Not surprisingly, Margulies enjoys drawing New Jersey Gov. Chris Christie, but laments the fact that many cartoonists focus solely on his weight and ignore his policies.
“While I do draw him as being very fat, I have not done any cartoons that criticize him for being overweight,” Margulies said. “His actions as governor are a much bigger target, and I am interested in doing cartoons that will be more penetrating.”
“Until he dropped out, I was giddy that the left fawns over Michael Moore and in the same breath makes Chris Christie fat jokes. Mmmmmm … delicious hypocrisy,” said Mike Lester of the Rome (Ga.) News-Tribune (syndicated by Washington Post Writers Group), speaking about Christie’s decision to not run.
The conservative Lester points out that caricature isn’t his strong suit, and as a result his cartoons don’t rely on it to make political points. But even as a cast of Republican characters lines up to be made fun of, Lester has loftier targets.
“As long as President Mom Jeans occupies the Oval Office and dictates everything from electric cars to contraception, nobody else really matters,” Lester said.
Another Obama-centric cartoonist is Gary Varvel of The Indianapolis Star (syndicated by Creators). The conservative cartoonist is having fun sketching the current crop of GOP candidates, drawing Perry as a cowboy who can’t shoot straight, Romney knocking himself out with his own health care plan, and Gingrich in boxer shorts with hearts on them as a reflection of his personal life (incidentally, when cartoonists draw politicians in boxer shorts, they always have to have hearts). However, like Lester, Varvel prefers to skewer the commander-in- chief.
“I know more about him, his politics, and his idiosyncrasies than I do the rest of the candidates,” Varvel said. “Besides, Obama’s class warfare, and tax and spend policies make it a lot easier for me, as a conservative, to draw about.”
Mitt Romney could be a difficult nut to crack for cartoonists. His handsome face and rugged good looks don’t lend themselves to the facial contortions that cartoonists like to draw.

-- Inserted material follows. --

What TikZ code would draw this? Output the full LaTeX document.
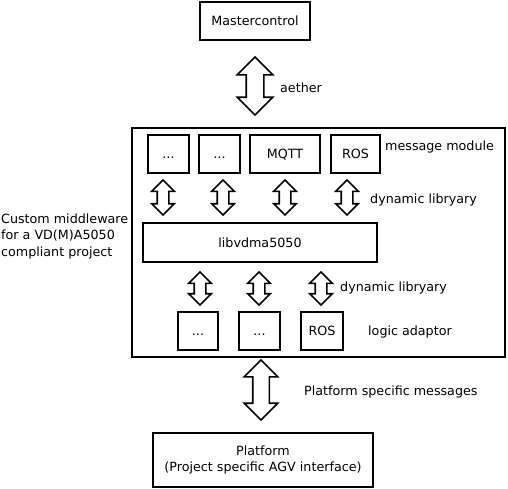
\documentclass[tikz,border=0pt]{standalone}
\usepackage{fontspec}
\setmainfont{DejaVu Sans}
\usetikzlibrary{positioning,shapes.arrows}

\begin{document}
\begin{tikzpicture}[x=1pt,y=-1pt,font=\fontsize{12.7}{16.5}\selectfont]
	\useasboundingbox (0,0) rectangle (508,488);
	\tikzset{frame/.style={draw,line width=1.7pt,inner sep=0pt}}
	\tikzset{box/.style={frame,minimum height=38pt,text height=1.75ex,text depth=.1ex}}
	\tikzset{fat/.style={double arrow,draw,line width=1.6pt,shape border rotate=90,inner sep=5pt,minimum width=21pt,double arrow head extend=5.5pt,minimum height=35pt}}
	\tikzset{lbl/.style={anchor=west,inner sep=0pt}}
	% top
	\node[box,minimum width=110pt] (master) at (255,21) {Mastercontrol};
	\node[fat,inner sep=8pt,minimum width=34pt,double arrow head extend=9pt,minimum height=58pt] (aether) at (255,86) {};
	\node[lbl] (aetherlbl) at (280,88) {aether};
	% middleware
	\node[frame,minimum width=373pt,minimum height=229pt] (mw) at (318.5,242.5) {};
	\node[lbl,align=left] (mwlbl) at (1,236) {Custom middleware\\for a VD(M)A5050\\compliant project};
	\node[box,minimum width=41pt] (m1) at (168.5,154) {...};
	\node[box,minimum width=41pt] (m2) at (219.5,154) {...};
	\node[box,minimum width=70pt] (mqtt) at (285,154) {MQTT};
	\node[box,minimum width=49pt] (mros) at (355.5,154) {ROS};
	\node[lbl] (msglbl) at (385,147) {message module};
	\node[fat] (a1) at (163,197.5) {};
	\node[fat] (a2) at (223,197.5) {};
	\node[fat] (a3) at (285,197.5) {};
	\node[fat] (a4) at (347,197.5) {};
	\node[lbl] (dyn1) at (370,200) {dynamic libryary};
	\node[box,minimum width=234pt,minimum height=39pt] (lib) at (260,242.5) {libvdma5050};
	\node[fat,minimum height=33pt] (b1) at (200,288.5) {};
	\node[fat,minimum height=33pt] (b2) at (259,288.5) {};
	\node[fat,minimum height=33pt] (b3) at (321,288.5) {};
	\node[lbl] (dyn2) at (340,288) {dynamic libryary};
	\node[box,minimum width=40pt] (l1) at (198,331) {...};
	\node[box,minimum width=41pt] (l2) at (259.5,331) {...};
	\node[box,minimum width=42pt] (lros) at (322,331) {ROS};
	\node[lbl] (logiclbl) at (368,332) {logic adaptor};
	% platform
	\node[fat,inner sep=7.5pt,minimum width=32pt,double arrow head extend=8.5pt,minimum height=60pt] (plat) at (261,390) {};
	\node[lbl] (platlbl) at (304,392) {Platform specific messages};
	\node[frame,minimum width=220pt,minimum height=54pt,align=center] (platform) at (263,460) {Platform\\(Project specific AGV interface)};
\end{tikzpicture}
\end{document}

One artist very familiar with drawing Romney is Boston Globe cartoonist Dan Wasserman (syndicated by Tribune Media Services), who had the opportunity to lampoon him for eight years while he was governor of Massachusetts.
“One thing people may not have picked up about [Romney] is he’s kind-of goofy,” Wasserman said. “He doesn’t ever really seem to belong in any setting I see him in.”
Wasserman uses this goofiness in his drawings of Romney, placing the former governor in settings that reinforce his social awkwardness. In one cartoon, Romney appears loosening his tie and messing up his hair in order to better relate to a local patron at a diner. Instead, the person remarks, “Say, aren’t you Charlie Sheen?!”
Another cartoonist able to study a candidate for a long period of time is Nick Anderson of The Houston Chronicle (syndicated by Washington Post Writers Group). Like Wasserman, Anderson has enjoyed the ability to hone his caricature of Texas Gov. Rick Perry. Even though Anderson doesn’t particularly like his own caricature of Perry, he’s still the cartoonist’s favorite candidate to draw.
“He gives me so much material,” Anderson said. “He is full of contradictions. He’s a colorful, swaggering, bible-thumping, coyote-shooting, pretend cowboy.
In fact, the ink-slinging Pulitzer Prize winner hopes (strictly from his point-of-view as a cartoonist) that Perry wins the Republican nomination and ultimately the presidency.
“I could lie in bed and draw with my feet for four years,” Anderson said. “Although if he’s elected, I’ll have to change my position on Texas seceding from the union.”